For sports organisations pursuing growth, whether in participation, in commercial income, or in high-performance outcomes, strong governance is not a prerequisite to be satisfied before the interesting work begins. It is part of the interesting work. The organisations that have built the most sustainable positions in their sports have almost always done so on the back of governance structures that could actually support what they were trying to build.
Where to start
The most useful starting point is an honest assessment of what you currently have, not against a theoretical ideal, but against what your organisation actually needs to perform well.
That means looking at how decisions are currently made, and whether the right people are making them at the right level. It means assessing whether your board has the skills, diversity of thought, and clarity of role to function as a genuine strategic asset. It means examining whether the relationship between your board and your executive team is well-defined and productive.
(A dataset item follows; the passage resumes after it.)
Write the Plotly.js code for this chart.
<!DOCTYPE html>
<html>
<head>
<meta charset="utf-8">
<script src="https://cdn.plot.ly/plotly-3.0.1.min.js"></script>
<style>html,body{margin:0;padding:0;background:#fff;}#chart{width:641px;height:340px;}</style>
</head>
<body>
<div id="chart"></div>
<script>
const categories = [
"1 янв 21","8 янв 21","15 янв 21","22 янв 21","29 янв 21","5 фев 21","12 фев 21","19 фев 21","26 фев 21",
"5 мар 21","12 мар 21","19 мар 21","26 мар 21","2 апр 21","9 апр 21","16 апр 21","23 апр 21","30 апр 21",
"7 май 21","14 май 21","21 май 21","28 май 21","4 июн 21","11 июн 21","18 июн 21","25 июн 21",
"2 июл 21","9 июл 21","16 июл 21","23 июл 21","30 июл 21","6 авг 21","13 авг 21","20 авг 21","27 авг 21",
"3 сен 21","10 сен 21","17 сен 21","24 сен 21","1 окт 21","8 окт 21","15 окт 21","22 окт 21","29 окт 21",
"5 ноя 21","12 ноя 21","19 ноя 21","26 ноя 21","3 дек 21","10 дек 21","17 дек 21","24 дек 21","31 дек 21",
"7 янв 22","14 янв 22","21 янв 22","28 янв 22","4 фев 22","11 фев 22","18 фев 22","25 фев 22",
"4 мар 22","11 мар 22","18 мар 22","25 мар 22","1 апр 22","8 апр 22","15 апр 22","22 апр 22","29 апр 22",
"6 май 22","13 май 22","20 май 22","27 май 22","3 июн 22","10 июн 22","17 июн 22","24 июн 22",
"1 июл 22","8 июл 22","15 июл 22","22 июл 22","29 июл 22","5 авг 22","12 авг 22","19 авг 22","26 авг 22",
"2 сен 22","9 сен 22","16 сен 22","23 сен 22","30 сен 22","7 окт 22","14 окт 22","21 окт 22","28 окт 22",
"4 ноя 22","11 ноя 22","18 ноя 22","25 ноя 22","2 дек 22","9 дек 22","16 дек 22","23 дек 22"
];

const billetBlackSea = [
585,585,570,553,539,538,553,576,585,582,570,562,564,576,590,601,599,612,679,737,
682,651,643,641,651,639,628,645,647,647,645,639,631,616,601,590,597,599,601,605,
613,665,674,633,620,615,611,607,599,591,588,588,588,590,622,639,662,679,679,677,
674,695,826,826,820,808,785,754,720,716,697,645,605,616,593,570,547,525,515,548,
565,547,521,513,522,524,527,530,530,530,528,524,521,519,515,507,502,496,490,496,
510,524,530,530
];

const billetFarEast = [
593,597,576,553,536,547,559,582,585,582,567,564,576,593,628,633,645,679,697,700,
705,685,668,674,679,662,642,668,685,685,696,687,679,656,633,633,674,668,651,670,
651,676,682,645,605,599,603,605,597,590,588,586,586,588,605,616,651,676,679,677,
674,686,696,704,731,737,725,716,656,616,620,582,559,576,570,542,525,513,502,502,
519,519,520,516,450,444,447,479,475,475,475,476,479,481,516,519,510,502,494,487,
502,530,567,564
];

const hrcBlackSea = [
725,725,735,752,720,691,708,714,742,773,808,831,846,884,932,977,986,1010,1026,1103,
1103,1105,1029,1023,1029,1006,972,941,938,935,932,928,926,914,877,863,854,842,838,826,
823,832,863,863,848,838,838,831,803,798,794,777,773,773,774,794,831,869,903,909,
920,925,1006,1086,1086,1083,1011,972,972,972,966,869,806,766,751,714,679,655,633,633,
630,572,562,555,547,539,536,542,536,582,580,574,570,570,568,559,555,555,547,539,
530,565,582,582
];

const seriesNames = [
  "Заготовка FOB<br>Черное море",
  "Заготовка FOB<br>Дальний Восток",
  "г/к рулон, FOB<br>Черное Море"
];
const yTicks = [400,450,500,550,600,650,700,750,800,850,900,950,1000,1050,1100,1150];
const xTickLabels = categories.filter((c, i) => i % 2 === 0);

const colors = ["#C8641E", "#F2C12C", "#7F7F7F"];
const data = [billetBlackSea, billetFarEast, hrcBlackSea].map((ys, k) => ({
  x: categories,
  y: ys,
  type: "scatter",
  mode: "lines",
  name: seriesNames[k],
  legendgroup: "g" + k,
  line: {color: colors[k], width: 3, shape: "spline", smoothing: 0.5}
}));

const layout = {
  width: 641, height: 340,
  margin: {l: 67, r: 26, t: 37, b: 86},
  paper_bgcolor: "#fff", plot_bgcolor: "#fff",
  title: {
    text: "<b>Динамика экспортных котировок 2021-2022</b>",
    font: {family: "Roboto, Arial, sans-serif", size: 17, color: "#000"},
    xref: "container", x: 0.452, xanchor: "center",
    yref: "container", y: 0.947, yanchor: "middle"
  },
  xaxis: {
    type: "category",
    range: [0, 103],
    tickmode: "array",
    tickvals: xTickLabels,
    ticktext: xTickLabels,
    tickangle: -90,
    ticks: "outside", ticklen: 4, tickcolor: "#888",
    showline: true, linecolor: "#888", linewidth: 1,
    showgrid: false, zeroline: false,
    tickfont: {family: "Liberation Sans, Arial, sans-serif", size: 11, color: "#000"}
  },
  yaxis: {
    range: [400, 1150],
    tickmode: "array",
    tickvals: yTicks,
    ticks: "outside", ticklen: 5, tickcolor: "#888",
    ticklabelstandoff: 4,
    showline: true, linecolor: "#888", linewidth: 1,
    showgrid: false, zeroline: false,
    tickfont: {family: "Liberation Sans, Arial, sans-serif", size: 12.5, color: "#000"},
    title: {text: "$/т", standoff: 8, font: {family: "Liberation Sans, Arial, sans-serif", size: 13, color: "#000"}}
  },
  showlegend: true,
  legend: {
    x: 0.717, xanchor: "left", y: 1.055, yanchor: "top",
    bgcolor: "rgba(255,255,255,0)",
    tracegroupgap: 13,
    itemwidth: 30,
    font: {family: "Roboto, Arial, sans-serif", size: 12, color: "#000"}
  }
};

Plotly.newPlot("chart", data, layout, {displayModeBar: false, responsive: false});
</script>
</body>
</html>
And it means being honest about where the current structure is creating friction, confusion, or unnecessary dependency on individuals.
Most governance reviews surface a relatively small number of changes that would make a significant difference. The challenge is rarely complexity; it's the willingness to have an honest conversation about what isn't working, and the commitment to address it properly rather than work around it.
Governance as a Competitive Advantage
The organisations that treat governance as a strategic capability rather than a compliance function are consistently better placed to pursue opportunity, manage risk, and sustain performance over time. It's not a coincidence.
If your organisation is growing, or planning to, the question worth asking is whether your governance structure is built for where you're going, not just where you are.
Your foundations matter. Build them properly.